Using this, one can calculate how the presence of other substances influences the vapor pressure of a component in a mixture.

Mole Fraction

The mole fraction is a way of expressing the concentration of a component in a mixture. It is defined as the ratio of the moles of one component to the total moles in the mixture. In our example exercise, the mole fraction of ethanol (\(x_A\)) tells us how much of the mixture is ethanol.

To find the mole fraction, use this formula:

• \(x_A = \frac{\text{moles of component A}}{\text{total moles in the mixture}}\)

By rearranging Raoult's Law and inserting known values (vapor pressures), the mole fraction of ethanol was determined to be 0.08. This means ethanol makes up 8% of the moles in the mixture. Understanding mole fraction allows us to see how much of each substance is present compared to the entire mixture.

Mixture Formulation

Mixture formulation is the process of combining substances in precise ratios to achieve desired properties, such as a specific vapor pressure. Here, the goal is to reach an 8 torr vapor pressure for ethanol in a mixture with paraffin.

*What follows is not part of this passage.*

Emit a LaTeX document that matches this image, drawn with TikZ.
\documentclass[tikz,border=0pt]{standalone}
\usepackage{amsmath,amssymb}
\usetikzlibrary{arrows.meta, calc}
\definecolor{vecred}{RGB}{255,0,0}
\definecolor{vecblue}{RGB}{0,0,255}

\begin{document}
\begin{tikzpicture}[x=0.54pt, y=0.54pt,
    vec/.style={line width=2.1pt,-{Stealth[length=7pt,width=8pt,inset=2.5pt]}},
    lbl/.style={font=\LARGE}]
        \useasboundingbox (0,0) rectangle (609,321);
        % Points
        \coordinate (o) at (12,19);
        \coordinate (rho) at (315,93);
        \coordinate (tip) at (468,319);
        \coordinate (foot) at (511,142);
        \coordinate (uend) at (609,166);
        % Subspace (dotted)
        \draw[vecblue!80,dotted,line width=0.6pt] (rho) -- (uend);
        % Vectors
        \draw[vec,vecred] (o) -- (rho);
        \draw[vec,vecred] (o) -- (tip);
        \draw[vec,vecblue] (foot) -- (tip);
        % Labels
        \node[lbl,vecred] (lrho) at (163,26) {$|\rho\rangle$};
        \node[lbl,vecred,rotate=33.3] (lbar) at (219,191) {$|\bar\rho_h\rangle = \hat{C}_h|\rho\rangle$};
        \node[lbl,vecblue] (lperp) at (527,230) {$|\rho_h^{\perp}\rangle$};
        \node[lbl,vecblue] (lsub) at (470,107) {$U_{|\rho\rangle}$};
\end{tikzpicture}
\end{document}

This involves calculating the amount of each component needed, using:

• Molecular weights to convert mass to moles
• The mole fraction to allocate the right quantities of each substance

Specifically, to find the required mass of ethanol, we first determined the moles using the given mole fraction of 0.08. By converting these moles back to mass using ethanol's molecular weight, it was found that approximately 6.9 kg of ethanol should be combined with 620 kg of paraffin to create the desired mixture. This systematic approach ensures the mixture will behave as intended in applications like maintaining a specific vapor pressure for fuel use.